Another Day, Another Bike Stolen

I’ve had 5 bikes stolen, 4 of which were locked up. All at different times. I live in Tulsa, Oklahoma and obviously bike thieves are everywhere here. I’ve tried every kind of bike lock out there and nothing stops them. I prefer walking or bicycling, but I can’t seem to keep a bicycle long enough to enjoy it. Once, a bike I had just bought (I rode it ONE TIME!) was stolen the next day. It had a name-brand bike lock on it…

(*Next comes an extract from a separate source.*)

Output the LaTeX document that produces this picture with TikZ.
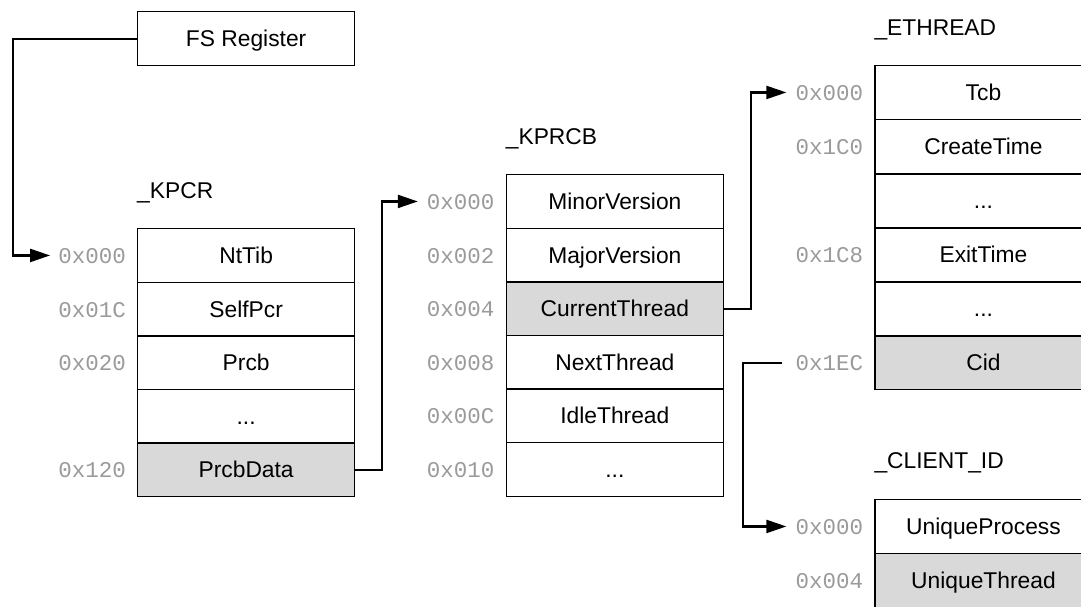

U-locks aren’t safe either, another bike I had locked up with a U-Lock, both U-lock and bike were gone without a trace. I’ve never recovered any of these bikes, even after filing police reports with serial numbers. You don’t see too many people riding bikes here, because of the high theft rates, and if they do ride bikes they are cheapo bikes, because riding pricey ones is too risky. When I have enough saved up for yet another bike, I’ll try the idea I read here from Otto…

Tulsa, Oklahoma

Is One Lock Enough?

I am an unemployed copy operator from New York City. Money is tight, as I am currently on unemployment. I started to save money by riding a nine year old, but still in excellent condition, Royce Union mountain bike to the unemployment office that is a good eight miles from my home. I did this as often as I could, in order to save money on subway fare.

To make a long story short, I used to double lock that bike in front of the office every day. The one day that I do not… I leave that office to find out that I no longer own a bike. I got so comfortable, with that false sense of security, that on the day my bike was stolen, I had stupidly chosen to secure it with one lock, a kryptonite cable lock (which was cut clean through,) over the heavy abus chain lock, that I had decided to leave home that day.

New York, NY

Thief Strikes in Open, High-Traffic Area.

When I was in college I always locked my bike up in the front of the dorm at Cal State University Hayward’s Carol Bee Hall. I thought it was a safe place since there was a lot of traffic going by there at all times of the day and night. My bike was a french Grand Touring Motebecane. One morning as I excited the dorm, I observed my bike was gone and the lock was snapped in two and laying there where my bike once was. I decided from that day forward, I would never leave my bike some place unless it was a bike I could afford to lose.

Today, I have a new carbon fibre bike that is worth over $3K and I will never trust it to any lock.